Vision orwellienne

— Par François Taillandier —
pub_cibleUn texte de l’écrivain allemand Hans Magnus Enzensberger, intitulé le Terrorisme publicitaire, a été récemment publié par le Monde (1). Il s’agit d’un large panorama qui commence avec la bonne vieille « réclame » d’antan (née au cours du XIXe siècle) et s’achève avec les stratégies publicitaires les plus invisibles et les plus affûtées de l’Internet et des réseaux sociaux. Ce n’est pas une simple tribune, c’est un texte magnifique, une vision orwellienne. Je citerai quelques lignes qui me semblent cerner de façon décisive l’empire de la pub : « Ce que cela implique comme conséquences politiques et sociopsychologiques n’a été jusqu’à présent qu’insuffisamment exploré. Une armée d’universitaires-consultants, de sociologues et de spécialistes en études de marché, qui se mit au service des industries concernées, s’est chargée de ne pas le faire. Dans une économie de la captation de l’attention, il ne doit qu’en tout dernier lieu être question d’élucider le monde dans lequel on vit. » Ce qui est important est l’affirmation « s’est chargée de ne pas le faire ». La méconnaissance confiée aux experts… et confortablement rémunérée !
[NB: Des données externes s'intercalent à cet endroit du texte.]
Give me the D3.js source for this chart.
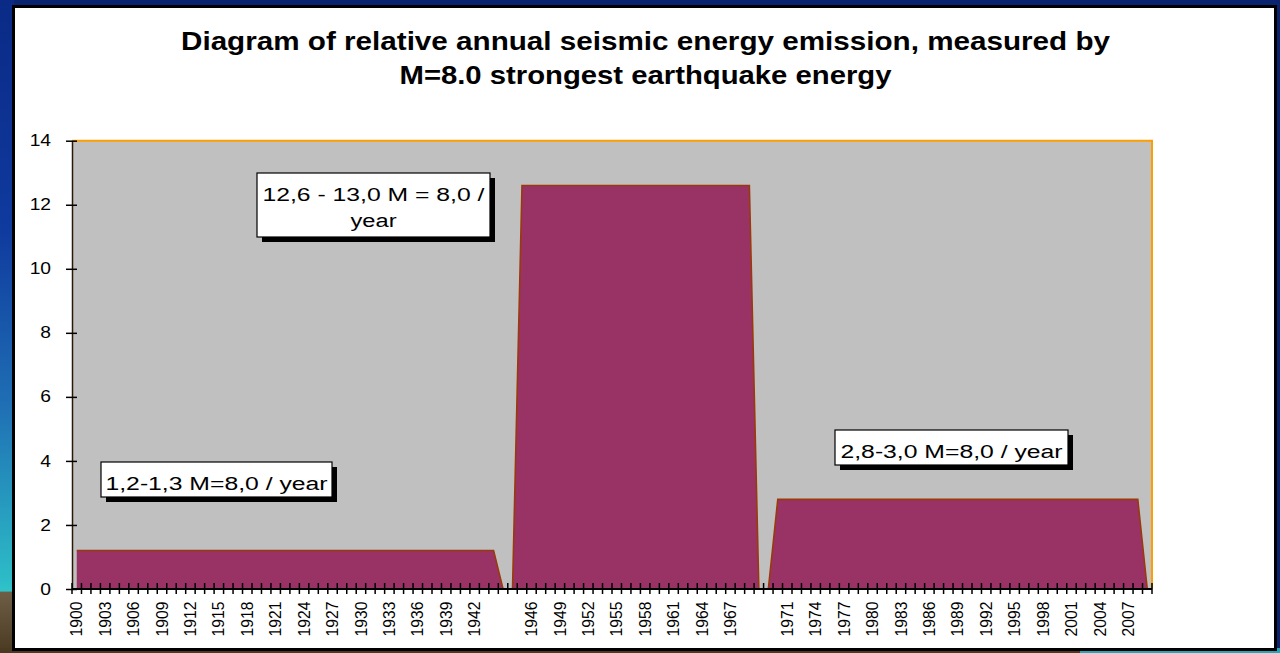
<!DOCTYPE html>
<html>
<head>
<meta charset="utf-8">
<script src="https://cdn.jsdelivr.net/npm/d3@7"></script>
<style>
  html, body { margin: 0; padding: 0; background: #0a2470; }
  svg { display: block; font-family: Arial, "Liberation Sans", sans-serif; }
</style>
</head>
<body>
<svg id="chart" width="1280" height="653"></svg>
<script>
// Years shown along the category axis ("" marks the zero-value separator rows)
const years = [
  "1900","1901","1902","1903","1904","1905","1906","1907","1908","1909",
  "1910","1911","1912","1913","1914","1915","1916","1917","1918","1919",
  "1920","1921","1922","1923","1924","1925","1926","1927","1928","1929",
  "1930","1931","1932","1933","1934","1935","1936","1937","1938","1939",
  "1940","1941","1942","1943","1944",
  "","",
  "1945","1946","1947","1948","1949","1950","1951","1952","1953","1954",
  "1955","1956","1957","1958","1959","1960","1961","1962","1963","1964",
  "1965","1966","1967","1968","1969",
  "","",
  "1970","1971","1972","1973","1974","1975","1976","1977","1978","1979",
  "1980","1981","1982","1983","1984","1985","1986","1987","1988","1989",
  "1990","1991","1992","1993","1994","1995","1996","1997","1998","1999",
  "2000","2001","2002","2003","2004","2005","2006","2007","2008",
  ""
];

// Relative annual energy, in units of one M=8.0 earthquake per year
const energy = [
  1.2,1.2,1.2,1.2,1.2,1.2,1.2,1.2,1.2,1.2,
  1.2,1.2,1.2,1.2,1.2,1.2,1.2,1.2,1.2,1.2,
  1.2,1.2,1.2,1.2,1.2,1.2,1.2,1.2,1.2,1.2,
  1.2,1.2,1.2,1.2,1.2,1.2,1.2,1.2,1.2,1.2,
  1.2,1.2,1.2,1.2,1.2,
  0,0,
  12.6,12.6,12.6,12.6,12.6,12.6,12.6,12.6,12.6,12.6,
  12.6,12.6,12.6,12.6,12.6,12.6,12.6,12.6,12.6,12.6,
  12.6,12.6,12.6,12.6,12.6,
  0,0,
  2.8,2.8,2.8,2.8,2.8,2.8,2.8,2.8,2.8,2.8,
  2.8,2.8,2.8,2.8,2.8,2.8,2.8,2.8,2.8,2.8,
  2.8,2.8,2.8,2.8,2.8,2.8,2.8,2.8,2.8,2.8,
  2.8,2.8,2.8,2.8,2.8,2.8,2.8,2.8,2.8,
  0
];

const yTicks = [0, 2, 4, 6, 8, 10, 12, 14];

const titleLines = [
  "Diagram of relative annual seismic energy emission, measured by",
  "M=8.0 strongest earthquake energy"
];

const notes = [
  ["1,2-1,3 M=8,0 / year"],
  ["12,6 - 13,0 M = 8,0 /", "year"],
  ["2,8-3,0 M=8,0 / year"]
];

const svg = d3.select("#chart");
const W = 1280, H = 653;

// widen a text element horizontally by a factor (the slide text is set wide)
function widen(sel, k) {
  sel.each(function () {
    const n = this.getComputedTextLength();
    d3.select(this).attr("textLength", n * k).attr("lengthAdjust", "spacingAndGlyphs");
  });
}

// ---- slide background behind the chart frame ----
const defs = svg.append("defs");
const lg = defs.append("linearGradient").attr("id", "edge")
  .attr("x1", 0).attr("y1", 0).attr("x2", 0).attr("y2", 1);
[[0, "#0a2a86"], [0.35, "#0f3a9e"], [0.62, "#1f6fb4"], [0.88, "#2cb9c6"],
 [0.905, "#2fc3c9"], [0.907, "#6e5e45"], [1, "#4a3a22"]]
  .forEach(([o, c]) => lg.append("stop").attr("offset", o).attr("stop-color", c));

svg.append("rect").attr("width", W).attr("height", H).attr("fill", "#0a2470");
svg.append("rect").attr("x", 0).attr("y", 0).attr("width", 14).attr("height", H)
  .attr("fill", "url(#edge)");
svg.append("rect").attr("x", 0).attr("y", 648).attr("width", 1080).attr("height", 5)
  .attr("fill", "#4a3a22");
svg.append("rect").attr("x", 1080).attr("y", 648).attr("width", 200).attr("height", 5)
  .attr("fill", "#1fa8b8");

// ---- chart frame ----
svg.append("rect")
  .attr("x", 13.5).attr("y", 6.5).attr("width", 1262).attr("height", 643)
  .attr("fill", "#ffffff").attr("stroke", "#000000").attr("stroke-width", 3);

// ---- title ----
const titleWidths = [929, 492];
svg.append("g").selectAll("text").data(titleLines).join("text")
  .attr("x", 645.5).attr("y", (d, i) => 50 + i * 34)
  .attr("text-anchor", "middle")
  .attr("font-size", 25).attr("font-weight", "bold").attr("fill", "#000")
  .attr("textLength", (d, i) => titleWidths[i]).attr("lengthAdjust", "spacingAndGlyphs")
  .text(d => d);

// ---- scales ----
const plotL = 72, plotR = 1152, plotT = 140.7, plotB = 589;
const x = d3.scaleBand().domain(d3.range(years.length)).range([plotL, plotR]).padding(0);
const y = d3.scaleLinear().domain([0, 14]).range([plotB, plotT]);
const cx = i => x(i) + x.bandwidth() / 2;

// ---- plot area ----
svg.append("rect")
  .attr("x", plotL).attr("y", plotT).attr("width", plotR - plotL).attr("height", plotB - plotT)
  .attr("fill", "#c0c0c0");

const area = d3.area().x((d, i) => cx(i)).y0(y(0)).y1(d => y(d));
const line = d3.line().x((d, i) => cx(i)).y(d => y(d));

svg.append("path").datum(energy)
  .attr("d", area).attr("fill", "#993366");
svg.append("path").datum(energy)
  .attr("d", line).attr("fill", "none")
  .attr("stroke", "#9a3a0c").attr("stroke-width", 1.6).attr("stroke-linejoin", "miter");

// plot border (top and right)
svg.append("path")
  .attr("d", `M${plotL},${plotT}H${plotR}V${plotB}`)
  .attr("fill", "none").attr("stroke", "#ff9e00").attr("stroke-width", 2);

// ---- y axis ----
const yAxis = svg.append("g").attr("transform", `translate(${plotL},0)`)
  .call(d3.axisLeft(y).tickValues(yTicks).tickFormat(d3.format("d")).tickSizeOuter(0).tickPadding(15));
yAxis.select(".domain").attr("stroke", "#2a1a05").attr("stroke-width", 1.5);
yAxis.selectAll(".tick line").attr("x1", 5).attr("x2", -6)
  .attr("stroke", "#000").attr("stroke-width", 1.5);
yAxis.selectAll(".tick text").attr("font-size", 16).attr("fill", "#000")
  .attr("font-family", "Arial, 'Liberation Sans', sans-serif").call(widen, 1.2);

// ---- x axis ----
const xAxis = svg.append("g").attr("transform", `translate(0,${plotB})`);
// category boundary ticks, crossing the axis line
const bounds = d3.range(years.length + 1).map(i => i < years.length ? x(i) : x(i - 1) + x.bandwidth());
xAxis.selectAll("line.tk").data(bounds).join("line").attr("class", "tk")
  .attr("x1", d => d).attr("x2", d => d).attr("y1", -6).attr("y2", 5)
  .attr("stroke", "#000").attr("stroke-width", 1.5);
xAxis.append("line").attr("x1", plotL).attr("x2", plotR).attr("y1", 0).attr("y2", 0)
  .attr("stroke", "#000").attr("stroke-width", 2.2);

// every third category carries a label
xAxis.selectAll("text").data(years.map((t, i) => ({ t, i })).filter(d => d.i % 3 === 0 && d.t))
  .join("text")
  .attr("transform", d => `translate(${cx(d.i)},12.5) rotate(-90)`)
  .attr("text-anchor", "end").attr("dy", "0.36em")
  .attr("font-size", 15.7).attr("fill", "#000")
  .text(d => d.t);

// ---- callout boxes ----
function callout(lines, bx, by, bw, bh, widths) {
  const g = svg.append("g");
  g.append("rect").attr("x", bx + 5).attr("y", by + 5).attr("width", bw).attr("height", bh)
    .attr("fill", "#000");
  g.append("rect").attr("x", bx).attr("y", by).attr("width", bw).attr("height", bh)
    .attr("fill", "#fff").attr("stroke", "#000").attr("stroke-width", 1.2);
  g.selectAll("text").data(lines).join("text")
    .attr("x", bx + bw / 2).attr("y", (d, i) => by + 28 + i * 26)
    .attr("text-anchor", "middle").attr("font-size", 18).attr("fill", "#000")
    .attr("textLength", (d, i) => widths[i]).attr("lengthAdjust", "spacingAndGlyphs")
    .text(d => d);
}
callout(notes[0], 101, 462, 231, 35, [222]);
callout(notes[1], 257, 173, 233, 64, [222, 46]);
callout(notes[2], 835, 430, 233, 35, [222]);
</script>
</body>
</html>
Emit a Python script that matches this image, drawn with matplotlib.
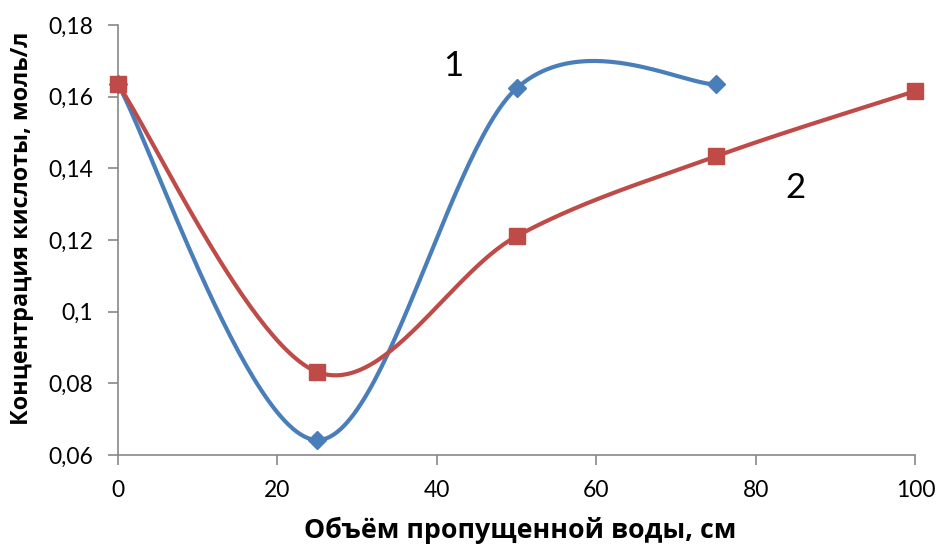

Enzensberger explore ensuite le développement du publicitaire-consommatoire jusqu’à sa fusion avec les puissances du Net – les puissances concrètes nommées Google, Yahoo!, Facebook (dont l’inventeur n’hésite pas à affirmer que « l’époque de la sphère privée est terminée »). Puis il met en relation le commercial avec le politique (et les affaires d’espionnage américain qui ont provoqué un vif émoi ces temps-ci). « Qui détient les manettes ? » demande-t-il. Réponse : ceux qui maîtrisent les « données ». Le génie du système étant que les données, c’est nous qui les donnons, chaque fois que nous utilisons notre mobile, écrivons un courriel, « postons un statut » sur un réseau social ou commandons par le Net nos achats au supermarché.

Je suppose que ce texte doit être en 
ligne (!) sur le site du Monde, et je voudrais qu’il soit lu et médité. Si cette chronique sert à cela, ce sera déjà bien. J’en citerai un ultime extrait : « Il est difficile de comprendre quelle longanimité permet à l’humanité de tolérer ces abus. »

P.-S. : « Lorsque vous écrivez SEUL ce que vous signez, c’est en général plus intéressant », m’écrit un correspondant à propos des 343. Je ne retire rien mais j’en prends acte, je trouve cette remarque plutôt flatteuse…

(1) 27-28 octobre, traduit par Frédéric Joly.